You should know you’re in trouble when your approval rating is about the same as Khadaffi. A Quinnipiac poll is devastating for the mayor and his faux chancellor, approval ratings at historic lows. It is virtually impossible to gain traction when the public loses confidence. It is difficult to bully legislators and the governor when the public is lined up against you.
For years it appeared that the mayor had created what no other large city mayor had created: a formula to “turnaround” an urban school system. The worm has turned. Rather than battling a union for most New Yorkers the mayor appears to be punishing parents and communities, especially communities of color. Rather than demonizing teacher unions he has unified the citizenry.
The fight goes on: a fight not to improve schools, it’s a fight to weaken or destroy the teacher union. Rather than win over younger teachers the mayor has driven the very teachers he seeks to win over to the union side.
There is an irony in the Department abolishing the division of teaching and learning.
State test scores nose dived, school closing after school closing created coalitions, the seniority fight stumbles as the union gains allies.
In the classrooms across the city teachers worry about their kids, worry about the upcoming tests and the ominous results, for the kids, for their school and for themselves.
If you’re lucky you work in school with a competent, caring principal, there are many, although not enough. Of the sixty network leaders some are innovative and deeply involved in the art of delivering exemplary instruction while many simply navigate between the needs of Tweed and the needs of the principal for whom they work.
Superintendents are an anachronism, the law requires and empowers superintendents, the Department ignores the law and turns them into inspectors, conducting mechanical Quality Reviews.
What is ignored is the deterioration of inner city black communities and the impact on families and children.
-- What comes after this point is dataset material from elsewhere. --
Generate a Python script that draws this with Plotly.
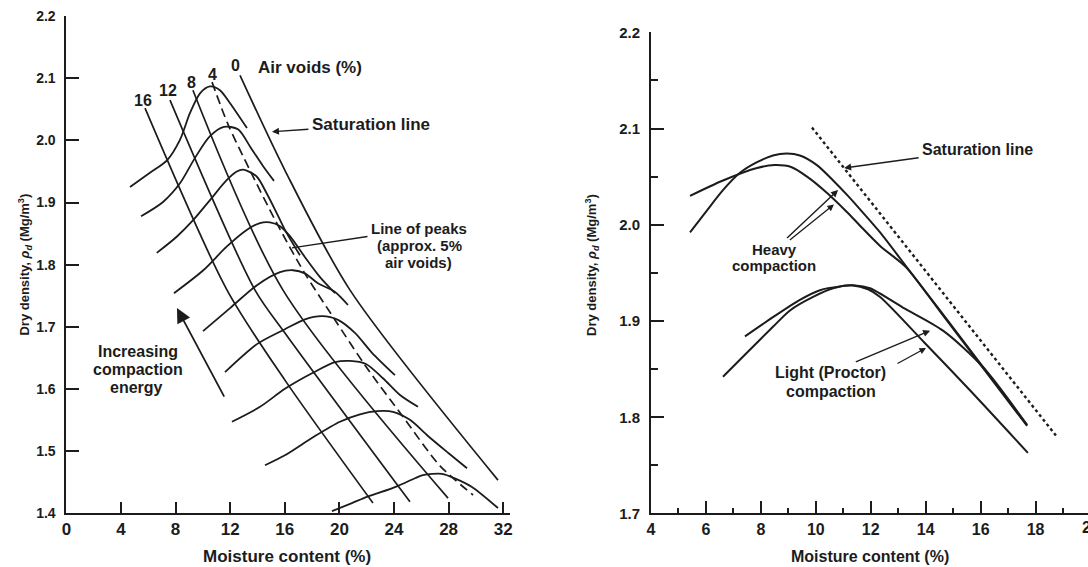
import plotly.graph_objects as go

# ---------------- Left panel: compaction curves (moisture %, dry density Mg/m3) ----------------
c1_w = [4.66, 6.12, 7.37, 8.32, 9.05, 9.79, 10.52, 11.25, 11.99, 13.23]
c1_d = [1.925, 1.948, 1.968, 2.001, 2.044, 2.076, 2.087, 2.081, 2.060, 2.020]
c2_w = [5.47, 7.08, 8.32, 9.42, 10.52, 11.55, 12.57, 13.52, 14.40, 15.21]
c2_d = [1.878, 1.901, 1.931, 1.972, 2.007, 2.022, 2.018, 1.988, 1.959, 1.935]
c3_w = [6.62, 8.08, 9.30, 10.52, 11.74, 12.48, 12.96, 13.94, 14.67, 15.41, 16.01, 17.11]
c3_d = [1.819, 1.845, 1.872, 1.904, 1.936, 1.950, 1.953, 1.942, 1.915, 1.883, 1.856, 1.815]
c4_w = [7.88, 10.03, 11.74, 13.21, 14.18, 14.92, 15.65, 16.38, 17.48, 18.58, 19.68]
c4_d = [1.754, 1.791, 1.829, 1.856, 1.867, 1.868, 1.862, 1.846, 1.812, 1.780, 1.754]
c5_w = [10.01, 11.99, 13.96, 15.65, 16.60, 17.48, 18.43, 19.68, 20.63]
c5_d = [1.693, 1.730, 1.767, 1.788, 1.791, 1.786, 1.770, 1.756, 1.735]
c6_w = [11.62, 13.96, 16.01, 17.48, 18.73, 19.90, 21.14, 22.39, 24.07]
c6_d = [1.627, 1.672, 1.696, 1.712, 1.717, 1.711, 1.690, 1.658, 1.622]
c7_w = [12.13, 14.18, 16.01, 17.99, 19.68, 20.78, 21.95, 23.19, 24.44, 25.76]
c7_d = [1.547, 1.571, 1.600, 1.625, 1.643, 1.645, 1.640, 1.617, 1.590, 1.571]
c8_w = [14.55, 16.01, 18.07, 20.04, 21.51, 22.75, 23.93, 25.17, 26.49, 27.96, 29.35]
c8_d = [1.477, 1.493, 1.522, 1.547, 1.559, 1.564, 1.563, 1.550, 1.524, 1.497, 1.472]
c9_w = [19.46, 20.92, 22.02, 22.83, 24.22, 25.54, 26.12, 27.52, 28.54, 29.71, 31.62]
c9_d = [1.403, 1.416, 1.426, 1.432, 1.443, 1.456, 1.461, 1.463, 1.455, 1.442, 1.408]

# air-void lines
av16_w = [5.76, 11.77, 16.01, 22.46]
av16_d = [2.052, 1.759, 1.614, 1.416]
av12_w = [7.59, 13.82, 16.01, 25.17]
av12_d = [2.065, 1.759, 1.690, 1.418]
av8_w = [9.27, 15.87, 27.96]
av8_d = [2.081, 1.759, 1.424]
peaks_w = [10.67, 11.84, 13.45, 15.36, 17.41, 19.68, 21.88, 24.66, 27.37, 29.79]
peaks_d = [2.094, 2.026, 1.952, 1.869, 1.788, 1.711, 1.638, 1.555, 1.476, 1.429]
av0_w = [12.72, 16.01, 20.78, 31.62]
av0_d = [2.105, 1.952, 1.759, 1.453]

left_xticks = [0, 4, 8, 12, 16, 20, 24, 28, 32]
left_yticks = [1.4, 1.5, 1.6, 1.7, 1.8, 1.9, 2.0, 2.1, 2.2]

# ---------------- Right panel ----------------
heavyA_w = [5.42, 6.04, 6.62, 7.24, 7.86, 8.44, 8.95, 9.42, 10.04, 10.63, 11.17, 11.61, 12.34, 13.28, 14.52, 16.09, 17.69]
heavyA_d = [1.992, 2.015, 2.036, 2.054, 2.065, 2.072, 2.074, 2.072, 2.062, 2.046, 2.030, 2.016, 1.992, 1.957, 1.911, 1.852, 1.792]
heavyB_w = [5.42, 6.62, 7.86, 8.50, 9.10, 9.68, 10.41, 11.14, 11.61, 12.34, 13.28, 14.52, 16.09, 17.69]
heavyB_d = [2.030, 2.046, 2.059, 2.062, 2.060, 2.050, 2.033, 2.013, 1.999, 1.978, 1.956, 1.910, 1.851, 1.791]
lightC_w = [7.42, 8.44, 9.42, 10.15, 10.88, 11.43, 11.97, 13.17, 14.63, 16.09, 17.69]
lightC_d = [1.884, 1.904, 1.922, 1.932, 1.936, 1.937, 1.934, 1.914, 1.890, 1.852, 1.792]
lightD_w = [6.62, 7.49, 8.44, 9.06, 9.90, 10.63, 11.35, 11.90, 12.34, 13.94, 15.61, 17.72]
lightD_d = [1.842, 1.867, 1.894, 1.911, 1.925, 1.934, 1.937, 1.933, 1.925, 1.878, 1.828, 1.763]
sat_w = [9.86, 18.74]
sat_d = [2.101, 1.781]

right_xticks = [4, 6, 8, 10, 12, 14, 16, 18]
right_yticks = [1.7, 1.8, 1.9, 2.0, 2.1, 2.2]

FONT = "Liberation Sans, Arial, sans-serif"
INK = "#1c1c1c"

fig = go.Figure()


def add_line(x, y, xa, ya, dash="solid", width=1.8, shape="spline"):
    fig.add_trace(go.Scatter(
        x=x, y=y, mode="lines", xaxis=xa, yaxis=ya,
        line=dict(color=INK, width=width, dash=dash, shape=shape, smoothing=0.8),
        hoverinfo="skip", showlegend=False))


for w, d in [(c1_w, c1_d), (c2_w, c2_d), (c3_w, c3_d), (c4_w, c4_d), (c5_w, c5_d),
             (c6_w, c6_d), (c7_w, c7_d), (c8_w, c8_d), (c9_w, c9_d)]:
    add_line(w, d, "x", "y")
for w, d in [(av16_w, av16_d), (av12_w, av12_d), (av8_w, av8_d), (av0_w, av0_d)]:
    add_line(w, d, "x", "y", width=1.7)
add_line(peaks_w, peaks_d, "x", "y", dash="9px,5px", width=1.7)

for w, d in [(heavyA_w, heavyA_d), (heavyB_w, heavyB_d), (lightC_w, lightC_d), (lightD_w, lightD_d)]:
    add_line(w, d, "x2", "y2", width=2)
add_line(sat_w, sat_d, "x2", "y2", dash="dot", width=2.4, shape="linear")

axis_common = dict(showgrid=False, zeroline=False, showline=True, linewidth=2,
                   linecolor=INK, tickcolor=INK, tickwidth=1.8, automargin=False)

fig.update_layout(
    width=1088, height=567,
    margin=dict(l=0, r=0, t=0, b=0, autoexpand=False),
    paper_bgcolor="white", plot_bgcolor="white",
    showlegend=False,
    font=dict(family=FONT, color=INK),
    xaxis=dict(domain=[0.06103, 0.46875], range=[0, 32.5], anchor="y",
               tickmode="array", tickvals=left_xticks, ticks="inside", ticklen=11,
               tickfont=dict(size=17, weight="bold", color=INK), **axis_common),
    yaxis=dict(domain=[0.09524, 0.97178], range=[1.4, 2.2005], anchor="x",
               tickmode="array", tickvals=left_yticks, tickformat=".1f", ticks="inside",
               ticklen=13, ticklabelstandoff=6,
               tickfont=dict(size=14, weight="bold", color=INK), **axis_common),
    xaxis2=dict(domain=[0.59835, 1.0], range=[4, 19.908], anchor="y2",
                tickmode="array", tickvals=right_xticks, ticks="inside", ticklen=12,
                minor=dict(dtick=1, tick0=4, ticks="inside", ticklen=5, tickwidth=1.5, tickcolor=INK),
                tickfont=dict(size=16, weight="bold", color=INK), **axis_common),
    yaxis2=dict(domain=[0.09436, 0.94392], range=[1.7, 2.2005], anchor="x2",
                tickmode="array", tickvals=right_yticks, tickformat=".1f", ticks="inside",
                ticklen=13, ticklabelstandoff=6,
                minor=dict(dtick=0.05, ticks="inside", ticklen=7, tickwidth=1.5, tickcolor=INK),
                tickfont=dict(size=15, weight="bold", color=INK), **axis_common),
)

ann = []


def txt(x, y, s, size=17, xref="x", yref="y", angle=0, bold=True, tip=None, head=2):
    a = dict(x=x, y=y, xref=xref, yref=yref, text=s, showarrow=False,
             textangle=angle, xanchor="center", yanchor="middle",
             font=dict(family=FONT, size=size, color=INK,
                       weight="bold" if bold else "normal"))
    if tip is not None:
        # text stays at (x, y); arrow is drawn from the text box to the tip
        a.update(x=tip[0], y=tip[1], ax=x, ay=y, axref=xref, ayref=yref,
                 showarrow=True, arrowhead=head, arrowsize=1.0, arrowwidth=1.4,
                 arrowcolor=INK, standoff=0, startstandoff=2)
        a.pop("xanchor")
        a.pop("yanchor")
    ann.append(a)


def arrow(x, y, ax, ay, xref="x", yref="y", head=2, size=1.0, width=1.3):
    ann.append(dict(x=x, y=y, ax=ax, ay=ay, xref=xref, yref=yref,
                    axref=xref, ayref=yref, text="", showarrow=True,
                    arrowhead=head, arrowsize=size, arrowwidth=width, arrowcolor=INK))


# left panel labels
txt(5.61, 2.065, "16", 16)
txt(7.44, 2.080, "12", 16)
txt(9.13, 2.094, "8", 16)
txt(10.74, 2.107, "4", 16)
txt(12.42, 2.121, "0", 16)
txt(17.85, 2.117, "Air voids (%)")
txt(22.31, 2.025, "Saturation line", tip=(15.06, 2.014))
txt(25.83, 1.858, "Line of peaks", 15, tip=(16.53, 1.827), head=0)
txt(25.90, 1.831, "(approx. 5%", 15)
txt(25.83, 1.804, "air voids)", 15)
txt(5.27, 1.660, "Increasing", 16)
txt(5.27, 1.631, "compaction", 16)
txt(5.15, 1.602, "energy", 16)
arrow(8.10, 1.730, 11.62, 1.585, head=2, size=1.6, width=1.8)

# right panel labels
txt(15.89, 2.078, "Saturation line", 16, "x2", "y2", tip=(11.03, 2.059))
txt(8.51, 1.9745, "Heavy", 15, "x2", "y2", tip=(10.81, 2.036))
txt(8.48, 1.9575, "compaction", 15, "x2", "y2")
arrow(10.66, 2.021, 9.0, 1.983, "x2", "y2", head=2, size=1.0, width=1.3)
txt(10.52, 1.8464, "Light (Proctor)", 16, "x2", "y2", tip=(14.16, 1.890))
txt(10.55, 1.8268, "compaction", 16, "x2", "y2")
arrow(14.01, 1.872, 12.92, 1.855, "x2", "y2", head=2, size=1.0, width=1.3)

# partially visible "20" tick label at right edge
txt(1.0024, 0.0688, "20", 16, "paper", "paper")

# axis titles
ytitle = "Dry density, <i>ρ</i><sub><i>d</i></sub> (Mg/m<sup>3</sup>)"
txt(0.0221, 0.5335, ytitle, 13, "paper", "paper", angle=-90)
txt(0.5441, 0.5326, ytitle, 13, "paper", "paper", angle=-90)
txt(0.2638, 0.0194, "Moisture content (%)", 17, "paper", "paper")
txt(0.7996, 0.0194, "Moisture content (%)", 16, "paper", "paper")

fig.update_layout(annotations=ann)
fig.write_html("out.html")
William Julius Wilson, in a superb article in the Spring issue of the American Educator, Being Poor, Black and American: The Impact of Political, Economic and Cultural Forces, calls our nation to task.
* Black mothers suffer twice the infant mortality rate of white mothers.
* Three times as many black children as white children live in poverty
“In 2009, Wilson relates, “among fourth-graders the gaps between the percentage of black boys in large cities scoring at or above proficient and the percentage of white boys in public schools across the nation scoring at or above proficient were 27 percentage points in reading and 39 percentage points in mathematics.”
The mayor, the largest elephant in the room, continues to trample children beneath his feet. Initially the media juggernaut seemed to convince the sans culottes that the teachers were at fault, that only if the mayor could follow through on whatever it was he espoused all would be right in the village.
A few years later and the screeds from Gracie Mansion and Tweed fall on deaf ears.
There is an interesting East African proverb that goes like this, “When elephants fight it is the grass that suffers.” … This proverb warns of the way the little people suffer when the mighty are at war. Immediately I thought of the ways the poor are often the victims of the fights between and among the powerful.
We are only a few weeks away from Passover and Easter, times of redemption and renewal. Perhaps, just perhaps, the mayor will glance down at the trampled grass.